Primary Response complements signature-based AV, particularly for detecting and preventing the spread of zero-day worms. It prevented worms, Trojans, root kits, keyloggers and bots from executing on our systems.
Client agents collect anomalous events--such as new applications opening ports--and pass them to the management server for classification by severity.
Responses are set according to predefined policy.
This allowed us, for example, to run IM in a normal operating state. But when we attempted to infect the client machine with an IM-transferred keylogger, the executable was denied access at the kernel level; the behavior didn't match defined norms. Because Sana monitors executable behavior, it works particularly well with custom applications without extensive setup and policy creation.
Primary Response ships with default application policy templates for protective responses to common threats; policies can also be edited or created from scratch.
Highly granular policies can be created based on groups and permitted applications and processes. Machines in the same group can inherit policy from other machines in the group, and Active Directory groups can be imported.
The kernel lockdown feature is impressive. This prevents device drivers--such as portable storage devices--from loading. Because Primary Response functions at the kernel, policies can be created that protect the system and agent at a fundamental level from sophisticated attacks, such as code injections and registry updates.
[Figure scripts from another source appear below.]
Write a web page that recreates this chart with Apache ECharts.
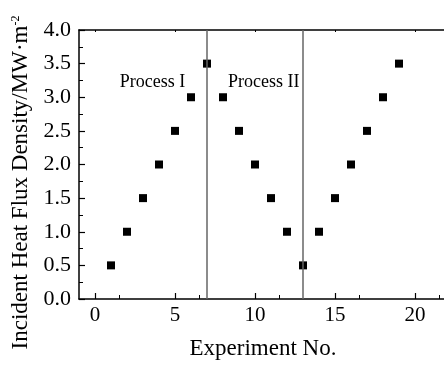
<!DOCTYPE html>
<html>
<head>
<meta charset="utf-8">
<script src="https://cdn.jsdelivr.net/npm/echarts@6/dist/echarts.min.js"></script>
<style>
html, body { margin: 0; padding: 0; background: #fff; }
#chart { width: 444px; height: 365px; }
</style>
</head>
<body>
<div id="chart"></div>
<script>
// experiment number and incident heat flux (MW/m2)
var expNo = [1, 2, 3, 4, 5, 6, 7, 8, 9, 10, 11, 12, 13, 14, 15, 16, 17, 18, 19];
var flux = [0.5, 1.0, 1.5, 2.0, 2.5, 3.0, 3.5, 3.0, 2.5, 2.0, 1.5, 1.0, 0.5, 1.0, 1.5, 2.0, 2.5, 3.0, 3.5];
var dividers = [7, 13];
var processNames = ['Process I', 'Process II'];
var processAt = [[3.6, 3.23], [10.55, 3.23]];

var font = '"Liberation Serif", "Times New Roman", serif';
var chart = echarts.init(document.getElementById('chart'));

var points = [];
for (var i = 0; i < expNo.length; i++) {
  points.push([expNo[i], flux[i]]);
}

var option = {
  animation: false,
  grid: {
    left: 79,
    top: 30,
    right: -3,
    bottom: 66,
    outerBoundsMode: 'none'
  },
  xAxis: [{
    type: 'value',
    min: -1,
    max: 22,
    interval: 5,
    position: 'bottom',
    name: 'Experiment No.',
    nameLocation: 'middle',
    nameGap: 38,
    nameTextStyle: { fontFamily: font, fontSize: 23, color: '#000' },
    axisLine: { show: true, onZero: false, lineStyle: { color: '#000', width: 1.5 } },
    axisTick: { show: true, inside: true, length: 6, lineStyle: { color: '#000', width: 1.2 },
      customValues: [0, 5, 10, 15, 20] },
    minorTick: { show: true, splitNumber: 2, length: 4, lineStyle: { color: '#000', width: 1 } },
    axisLabel: { fontFamily: font, fontSize: 21, color: '#000', margin: 6,
      customValues: [0, 5, 10, 15, 20] },
    splitLine: { show: false }
  }, {
    type: 'value',
    min: -1,
    max: 22,
    interval: 5,
    position: 'top',
    axisLine: { show: true, onZero: false, lineStyle: { color: '#000', width: 1.5 } },
    axisTick: { show: true, inside: true, length: 2, lineStyle: { color: '#000', width: 1 },
      customValues: [0, 5, 10, 15, 20] },
    minorTick: { show: false },
    axisLabel: { show: false },
    splitLine: { show: false }
  }],
  yAxis: {
    type: 'value',
    min: 0,
    max: 4,
    interval: 0.5,
    name: '{m|Incident Heat Flux Density/MW·m}{s|-2}',
    nameLocation: 'middle',
    nameGap: 36,
    nameTextStyle: {
      fontFamily: font, fontSize: 23, color: '#000', padding: [0, 36, 0, 0],
      rich: {
        m: { fontFamily: font, fontSize: 23, color: '#000' },
        s: { fontFamily: font, fontSize: 12, color: '#000', verticalAlign: 'top' }
      }
    },
    axisLine: { show: true, onZero: false, lineStyle: { color: '#000', width: 1.5 } },
    axisTick: { show: true, inside: true, length: 6, lineStyle: { color: '#000', width: 1.2 } },
    minorTick: { show: true, splitNumber: 2, length: 4, lineStyle: { color: '#000', width: 1 } },
    axisLabel: {
      fontFamily: font, fontSize: 22, color: '#000', margin: 8,
      formatter: function (v) { return v.toFixed(1); }
    },
    splitLine: { show: false }
  },
  series: [{
    type: 'scatter',
    data: points,
    symbol: 'rect',
    symbolSize: 8,
    itemStyle: { color: '#000', opacity: 1 },
    markLine: {
      silent: true,
      symbol: 'none',
      label: { show: false },
      lineStyle: { color: '#666', width: 1.5, type: 'solid', opacity: 1 },
      data: dividers.map(function (x) { return { xAxis: x }; })
    },
    markPoint: {
      silent: true,
      symbolSize: 0,
      label: { show: true, fontFamily: font, fontSize: 18, color: '#000', position: 'inside' },
      data: processNames.map(function (n, k) {
        return { coord: processAt[k], value: n, label: { formatter: n } };
      })
    }
  }]
};
chart.setOption(option);
</script>
</body>
</html>
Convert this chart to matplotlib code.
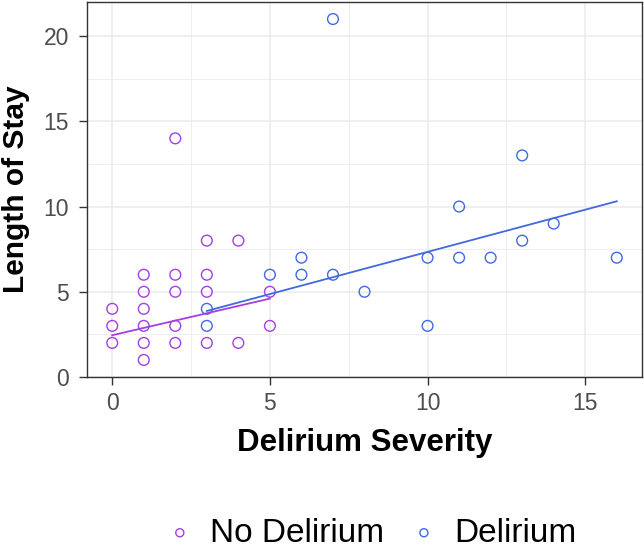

The management server operates on Windows 2000/ 2003 servers and Solaris 8. The Java-based console is a tabbed environment for management server configuration, installation of the agents, policy configuration and assignment, creating and managing groups, and setting up alerts, logs and reports. There's an embedded database, and Oracle is supported for larger deployments and is required for Crystal Reports.
In 3.0, Sana applies sophisticated detection techniques to both servers and desktops to elevate its host-IPS to enterprise level.